Typically, PSAs are composed of several key elements: a fluid, adhesives micro-web, and some kind of structured backing. An elastomer functions as the primary base material, which can be any one of the following materials: natural rubber, vinyl ethers, acrylics, butyl rubber, styrene block copolymers, silicones and nitriles. A tackifier, a kind of molecular compound, is added to the elastomer to increase adhesion and can include the following common resins: terpenes, aromatic resins, hydrogenated hydrocarbon resins and terpene-phenol resins. Because tackifiers have high viscoelasticity, the adhesive shares several properties with rubber, such as shear flow resistance and strain resistance when under stress.
There are numerous types of pressure sensitive adhesives, which can be divided into categories according to elastomer materials: rubbers, acrylates and silicones.
Rubbers offer good shear strength, flexibility and adhesion, work well in long- and short-term applications, and are low cost. They are also prone to yellowing, do not do well with high temperatures, and require additives to sustain tack and adhesion.
Acrylates offer UV-, solvent- and hydrolosis-resistance, as well as shear strength and an ability to function at temperatures between -45 and 121 degrees Celsius (C). They tend to be more expensive, and some have low creep resistance.
Silicones can function within a wider temperature range, between -73 and 260 degrees C, and feature high chemical and solvent resistance. They are more expensive than acrylates.
Pressure sensitive adhesives, when used as labels, can also be classified based on the strength of adhesion, into the following categories: permanent, peelable, ultra-peelable, freezer and high-tack .
Permanent adhesives cannot be removed once applied, without causing damage to the substrate.
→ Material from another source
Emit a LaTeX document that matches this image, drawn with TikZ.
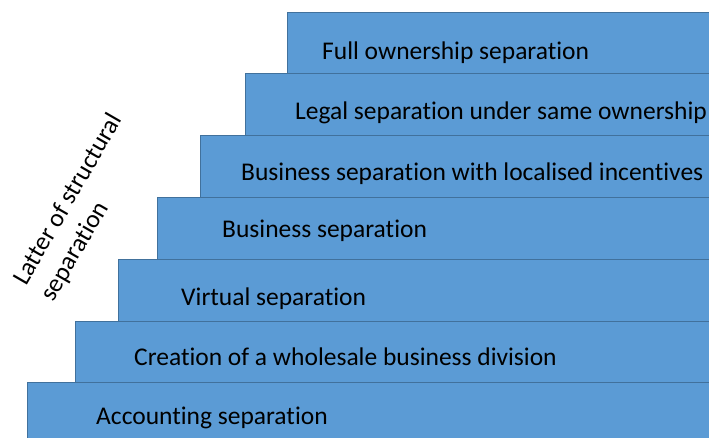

Peelable adhesives can be removed because the adhesive is weaker, without risking much
damage to the substrate. However, even peelable adhesives can sometimes be difficult to remove because adhesion remains fairly strong.
Ultra-Peelable adhesives are the easiest to remove and do not leave any reside. They are typically used on glass and substrates where residue is undesirable.
Freezer adhesives are designed to withstand extremely cold temperatures without compromising the adhesive.
High-Tack adhesives are strong and work well on uneven or rough surfaces.
When considering pressure sensitive adhesives and their applications, it’s useful to keep in mind several key terms and their definitions.
Shear strength refers to an item’s ability to withstand tangential force.
Flexibility refers to an item’s ability to show an increase in a range of motion, as a result of stretching.
Adhesion refers to an item’s ability to firmly attach itself to a substrate or other item.
Creep refers to the slow flow of a material that occurs when a material’s properties change as a result of high temperature or pressure.